Skip to main content

Module llm_embedding

Module llm_embedding 

Source
Expand description

LLM-based embedding backend (v1.0.76 default; reworked in v1.0.79 G42).

LlmEmbedding is the production embedding client. It wraps headless invocations of claude code or codex and returns f32 vectors of the active dimensionality (crate::constants::embedding_dim(), default 64).

v1.0.79 (G42) changes:

  • S1: the dimensionality is no longer hardcoded here — the single source of truth lives in crate::constants and the JSON schemas are generated dynamically.
  • S2: embed_batch embeds N numbered texts per LLM call with the {items:[{i,v}]} schema, collapsing 39 subprocess spawns into 4-5.
  • S4: the codex --output-schema file is a tempfile::NamedTempFile with a randomised name created once per client and shared across clones via Arc — no per-call write+delete, no PID-path races.
  • S5: the claude model honours SQLITE_GRAPHRAG_CLAUDE_EMBED_MODEL (symmetric to the codex env var). ZERO hardcoded models without an env override.
  • S6: CLAUDE_CONFIG_DIR points at an empty managed directory BY DEFAULT, because --strict-mcp-config/--mcp-config '{}' are silently ignored upstream (anthropics/claude-code#10787) and a full ~/.claude costs ~223k cache-creation tokens per call.
  • S7: the codex request_user_input failure mode maps to an actionable error instead of an opaque exit 11.
  • BLOCO 4: every subprocess uses kill_on_drop(true) plus an explicit tokio::time::timeout, so cancellation never leaks a child and a hung LLM cannot stall the pipeline forever.
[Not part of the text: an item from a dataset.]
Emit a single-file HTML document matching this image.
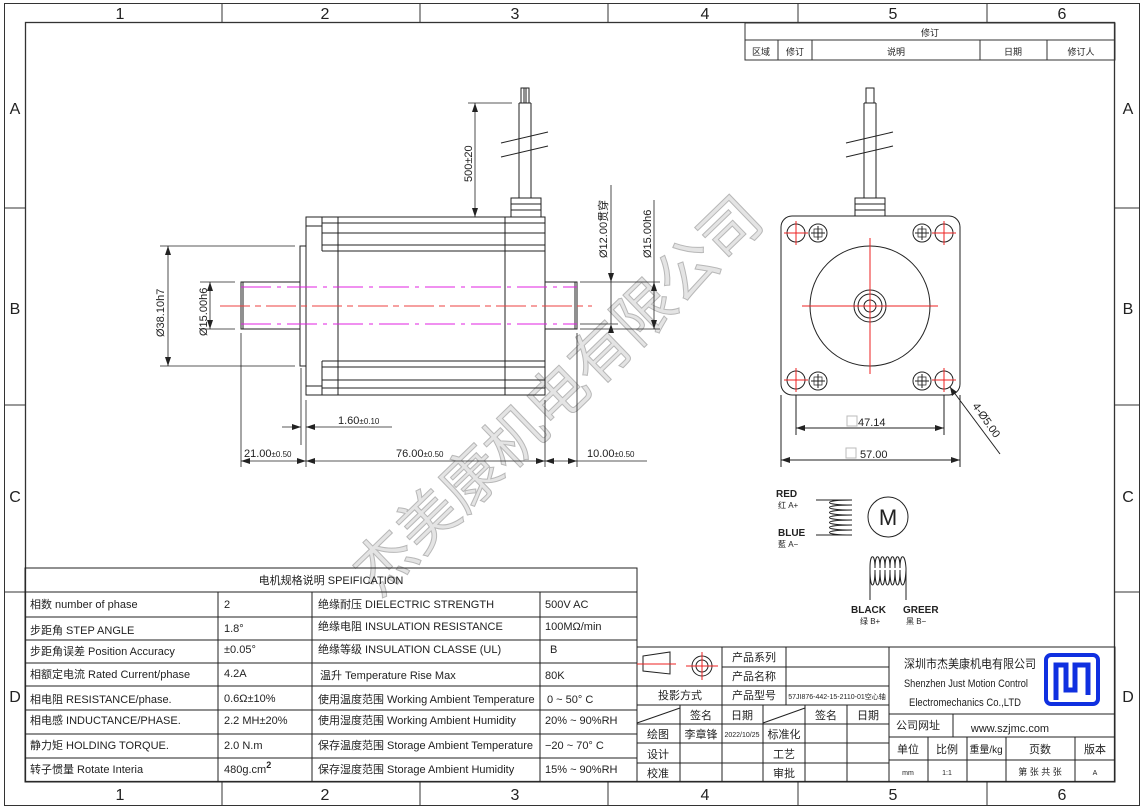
<!DOCTYPE html>
<html><head><meta charset="utf-8"><style>
html,body{margin:0;padding:0;background:#fff}
svg{display:block}
text{font-family:"Liberation Sans Narrow","Liberation Sans","Noto Sans CJK SC",sans-serif;fill:#222}
.t{font-size:11px}
.s{font-size:9px}
.r{font-size:16px;fill:#333}
</style></head><body>
<svg width="1144" height="809" viewBox="0 0 1144 809" xmlns="http://www.w3.org/2000/svg">
<rect width="1144" height="809" fill="#fff"/>
<g fill="none" stroke="#333">
<rect x="4.5" y="3.5" width="1135" height="802"/>
<rect x="25.5" y="22.5" width="1089" height="759" stroke-width="1.3"/>
<path d="M222 4V22M420 4V22M608 4V22M798 4V22M987 4V22M222 782V805M420 782V805M608 782V805M798 782V805M987 782V805M4 208H25M4 405H25M4 592H25M1115 208H1140M1115 405H1140M1115 592H1140"/>
</g>
<g class="r" text-anchor="middle">
<text x="120" y="19">1</text><text x="325" y="19">2</text><text x="515" y="19">3</text><text x="705" y="19">4</text><text x="893" y="19">5</text><text x="1062" y="19">6</text>
<text x="120" y="800">1</text><text x="325" y="800">2</text><text x="515" y="800">3</text><text x="705" y="800">4</text><text x="893" y="800">5</text><text x="1062" y="800">6</text>
<text x="15" y="114">A</text><text x="15" y="314">B</text><text x="15" y="502">C</text><text x="15" y="702">D</text>
<text x="1128" y="114">A</text><text x="1128" y="314">B</text><text x="1128" y="502">C</text><text x="1128" y="702">D</text>
</g>

<text x="0" y="0" transform="translate(378,598) rotate(-44)" font-size="60" style="fill:#e4e4e4;stroke:#b8b8b8;stroke-width:1" font-family="Noto Sans CJK SC,sans-serif">杰美康机电有限公司</text>

<g fill="none" stroke="#333">
<rect x="745" y="23" width="370" height="37"/>
<path d="M745 40H1115M778 40V60M812 40V60M980 40V60M1047 40V60"/>
</g>
<g class="s" text-anchor="middle">
<text x="930" y="36">修订</text><text x="761" y="55">区域</text><text x="795" y="55">修订</text><text x="896" y="55">说明</text><text x="1013" y="55">日期</text><text x="1081" y="55">修订人</text>
</g>

<g fill="none" stroke="#222" stroke-width="1">
<rect x="306" y="217" width="239" height="178"/>
<path d="M322 217V251M322 361V395M338 217V395M505 217V395"/>
<path d="M306 226H322M306 386H322"/>
<path d="M322 223H545M322 233H545M322 245H545M322 251H545"/>
<path d="M322 361H545M322 367H545M322 380H545M322 388H545"/>
<rect x="300" y="246" width="6" height="120"/>
<rect x="241" y="282" width="59" height="47"/>
<rect x="545" y="282" width="32" height="47"/>
<path d="M243 282V329M575 282V329"/>
<rect x="511" y="198" width="30" height="19"/>
<path d="M511 204H541M511 210H541"/>
<path d="M519 103V198M531 103V198M519 103H531"/>
<rect x="521" y="88" width="8" height="15"/>
<path d="M524 88V103M526 88V103"/>
<path d="M501 143L548 132M501 157L548 146"/>
</g>
<g stroke-width="1" fill="none">
<path d="M241 287H577M241 324H577" stroke="#e020e0" stroke-dasharray="30 6 4 6"/>
<path d="M220 306H592" stroke="#ee4040" stroke-dasharray="30 5 6 5"/>
</g>
<g stroke="#222" fill="none" stroke-width="0.8">
<path d="M468 103H512M475 103V217"/>
<path d="M160 246H295M160 366H295M168 246V366"/>
<path d="M200 282H235M200 329H235M210 282V329"/>
<path d="M580 282H660M580 324H618M580 329H660M611 185V324M654 200V329"/>
<path d="M301 368V445M306 400V467M241 333V467M545 400V467M577 333V467"/>
<path d="M282 427H301M306 427H392M241 461H306M306 461H545M545 461H577M577 461H647"/>
</g>
<g fill="#222">
<path d="M475 103l-3 9h6zM475 217l-3-9h6zM168 246l-3 9h6zM168 366l-3-9h6zM210 282l-3 9h6zM210 329l-3-9h6zM611 282l-3-9h6zM611 324l-3 9h6zM654 282l-3 9h6zM654 329l-3-9h6z"/>
<path d="M301 427l-9-3v6zM306 427l9-3v6zM241 461l9-3v6zM306 461l-9-3v6zM306 461l9-3v6zM545 461l-9-3v6zM545 461l9-3v6zM577 461l-9-3v6z"/>
</g>
<g class="t">
<text transform="translate(472,182) rotate(-90)">500±20</text>
<text transform="translate(164,337) rotate(-90)">Ø38.10h7</text>
<text transform="translate(207,336) rotate(-90)">Ø15.00h6</text>
<text transform="translate(607,258) rotate(-90)">Ø12.00贯穿</text>
<text transform="translate(651,258) rotate(-90)">Ø15.00h6</text>
<text x="338" y="424">1.60<tspan font-size="8">±0.10</tspan></text>
<text x="244" y="457">21.00<tspan font-size="8">±0.50</tspan></text>
<text x="396" y="457">76.00<tspan font-size="8">±0.50</tspan></text>
<text x="587" y="457">10.00<tspan font-size="8">±0.50</tspan></text>
</g>

<g fill="none" stroke="#222">
<rect x="781" y="216" width="179" height="179" rx="11"/>
<circle cx="870" cy="306" r="60"/>
<circle cx="870" cy="306" r="16"/><circle cx="870" cy="306" r="12"/><circle cx="870" cy="306" r="6"/>
<circle cx="796" cy="233" r="9"/><circle cx="944" cy="233" r="9"/><circle cx="796" cy="380" r="9"/><circle cx="944" cy="380" r="9"/>
<circle cx="818" cy="233" r="9"/><circle cx="922" cy="233" r="9"/><circle cx="818" cy="381" r="9"/><circle cx="922" cy="381" r="9"/>
<path d="M814 229h8v8h-8zM918 229h8v8h-8zM814 377h8v8h-8zM918 377h8v8h-8z" stroke-width="0.7"/>
<rect x="855" y="198" width="30" height="18"/>
<path d="M855 204H885M855 210H885"/>
<path d="M864 103V198M876 103V198M864 103H876"/>
<rect x="866" y="88" width="8" height="15"/>
<path d="M846 143L893 132M846 157L893 146"/>
<path d="M796 395V435M944 395V435M781 395V467M960 395V467"/>
<path d="M796 428H944M781 460H960"/>
<path d="M950 387L1000 454"/>
</g>
<g stroke="#e22" stroke-width="1">
<path d="M870 238V374M802 306H938"/>
<path d="M784 233H808M796 221V245M932 233H956M944 221V245M784 380H808M796 368V392M932 380H956M944 368V392"/>
</g>
<g stroke="#222" stroke-width="1">
<path d="M818 226V240M811 233H825M922 226V240M915 233H929M818 374V388M811 381H825M922 374V388M915 381H929"/>
</g>
<g fill="#222">
<path d="M796 428l9-3v6zM944 428l-9-3v6zM781 460l9-3v6zM960 460l-9-3v6zM950 387l2 9 5-4z"/>
</g>
<g class="t">
<rect x="847" y="416" width="10" height="10" fill="none" stroke="#bbb"/>
<text x="858" y="426">47.14</text>
<rect x="846" y="448" width="10" height="10" fill="none" stroke="#bbb"/>
<text x="860" y="458">57.00</text>
<text transform="translate(972,406) rotate(55)">4-Ø5.00</text>
</g>

<g fill="none" stroke="#222">
<path d="M816 500H852M816 535H852"/>
<path d="M852 500c-30 0-30 5 0 5c-30 0-30 5 0 5c-30 0-30 5 0 5c-30 0-30 5 0 5c-30 0-30 5 0 5c-30 0-30 5 0 5c-30 0-30 5 0 5"/>
<circle cx="888" cy="517" r="20"/>
<path d="M870 600V568M906 600V568"/>
<path d="M870 568c0-15 5-15 5 0c0-15 5-15 5 0c0-15 5-15 5 0c0-15 5-15 5 0c0-15 5-15 5 0c0-15 5-15 5 0c0-15 5-15 6 0"/>
<path d="M870 570c0 20 5 20 5 0c0 20 5 20 5 0c0 20 5 20 5 0c0 20 5 20 5 0c0 20 5 20 5 0c0 20 5 20 5 0c0 20 5 20 6 0"/>
</g>
<text x="888" y="525" font-size="22" text-anchor="middle">M</text>
<g font-size="10" font-weight="bold"><text x="776" y="497">RED</text><text x="778" y="536">BLUE</text><text x="851" y="613">BLACK</text><text x="903" y="613">GREER</text></g>
<g font-size="8"><text x="778" y="508">红 A+</text><text x="778" y="547">藍 A−</text><text x="860" y="624">绿 B+</text><text x="906" y="624">黑 B−</text></g>

<g fill="none" stroke="#222">
<rect x="25" y="568" width="612" height="214"/>
<path d="M25 592H637M25 617H637M25 640H637M25 663H637M25 686H637M25 710H637M25 734H637M25 758H637"/>
<path d="M218 592V782M312 592V782M540 592V782"/>
</g>
<g class="t">
<text x="331" y="584" text-anchor="middle">电机规格说明 SPEIFICATION</text>
<text x="30" y="608">相数 number of phase</text><text x="224" y="608">2</text><text x="318" y="608">绝缘耐压 DIELECTRIC STRENGTH</text><text x="545" y="608">500V AC</text>
<text x="30" y="634">步距角 STEP ANGLE</text><text x="224" y="632">1.8°</text><text x="318" y="630">绝缘电阻 INSULATION RESISTANCE</text><text x="545" y="630">100MΩ/min</text>
<text x="30" y="655">步距角误差 Position Accuracy</text><text x="224" y="653">±0.05°</text><text x="318" y="653">绝缘等级 INSULATION CLASSE (UL)</text><text x="550" y="653">B</text>
<text x="30" y="678">相额定电流 Rated Current/phase</text><text x="224" y="677">4.2A</text><text x="320" y="679">温升 Temperature Rise Max</text><text x="545" y="679">80K</text>
<text x="30" y="703">相电阻 RESISTANCE/phase.</text><text x="224" y="702">0.6Ω±10%</text><text x="318" y="703">使用温度范围 Working Ambient Temperature</text><text x="547" y="703">0 ~ 50° C</text>
<text x="30" y="724">相电感 INDUCTANCE/PHASE.</text><text x="224" y="724">2.2 MH±20%</text><text x="318" y="724">使用湿度范围 Working Ambient Humidity</text><text x="545" y="724">20% ~ 90%RH</text>
<text x="30" y="749">静力矩 HOLDING TORQUE.</text><text x="224" y="749">2.0 N.m</text><text x="318" y="749">保存温度范围 Storage Ambient Temperature</text><text x="545" y="749">−20 ~ 70° C</text>
<text x="30" y="773">转子惯量 Rotate Interia</text><text x="224" y="773">480g.cm<tspan font-size="9" dy="-5" font-weight="bold">2</tspan></text><text x="318" y="773">保存湿度范围 Storage Ambient Humidity</text><text x="545" y="773">15% ~ 90%RH</text>
</g>

<g fill="none" stroke="#222">
<rect x="637" y="647" width="478" height="135"/>
<path d="M889 647V782M722 647V705M786 647V705M637 686H889M722 667H889M637 705H889M637 724H889M637 743H889M637 763H889"/>
<path d="M680 705V782M722 705V782M763 705V782M805 705V782M847 705V782M637 723L680 708M763 723L805 708"/>
<path d="M889 714H1115M953 714V737M889 737H1115M889 760H1115M928 737V782M967 737V782M1006 737V782M1075 737V782"/>
<path d="M643 656L670 652V674L643 671Z"/>
<circle cx="702" cy="666" r="10"/><circle cx="702" cy="666" r="6"/>
</g>
<path d="M637 664H676M686 666H718M702 652V680" stroke="#e22" fill="none"/>
<g class="t" text-anchor="middle">
<text x="754" y="661">产品系列</text><text x="754" y="680">产品名称</text><text x="754" y="699">产品型号</text>
<text x="680" y="699">投影方式</text>
<text x="701" y="719">签名</text><text x="742" y="719">日期</text><text x="826" y="719">签名</text><text x="868" y="719">日期</text>
<text x="658" y="738">绘图</text><text x="701" y="738">李章锋</text><text x="784" y="738">标准化</text>
<text x="658" y="758">设计</text><text x="784" y="758">工艺</text>
<text x="658" y="777">校准</text><text x="784" y="777">审批</text>
<text x="1010" y="732">www.szjmc.com</text>
<text x="908" y="753">单位</text><text x="947" y="753">比例</text><text x="1040" y="753">页数</text><text x="1095" y="753">版本</text>
<text x="986" y="753" font-size="10">重量/kg</text>
</g>
<g font-size="7" text-anchor="middle">
<text x="742" y="737">2022/10/25</text>
<text x="837" y="699">57JI876-442-15-2110-01空心轴</text>
<text x="908" y="775">mm</text><text x="947" y="775">1:1</text><text x="1040" y="775" font-size="9">第 张 共 张</text><text x="1095" y="775">A</text>
</g>
<text x="896" y="729" class="t">公司网址</text>
<g class="t"><text x="904" y="668" font-size="12" textLength="132" lengthAdjust="spacingAndGlyphs">深圳市杰美康机电有限公司</text><text x="904" y="687" textLength="124" lengthAdjust="spacingAndGlyphs">Shenzhen Just Motion Control</text><text x="909" y="706" textLength="112" lengthAdjust="spacingAndGlyphs">Electromechanics Co.,LTD</text></g>
<rect x="1046" y="655" width="52" height="49" rx="5" fill="none" stroke="#1030e0" stroke-width="4"/>
<path d="M1056 700V665H1066V690H1075V665H1088V695" fill="none" stroke="#1030e0" stroke-width="5"/>
</svg>
</body></html>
OAuth is the only supported credential path. The constructor rejects ANTHROPIC_API_KEY / OPENAI_API_KEY in the environment — see v1.0.69 (G31) OAuth-Only Enforcement.

Structs§

LlmEmbedding

Enums§

EmbeddingFlavour

Functions§

resolve_real_binary
Follows symlinks and shell-script shim exec targets to find the real ELF binary. Shim wrappers (like ~/.graphrag-shim/codex) can strip hardening flags; bypassing them is a security requirement.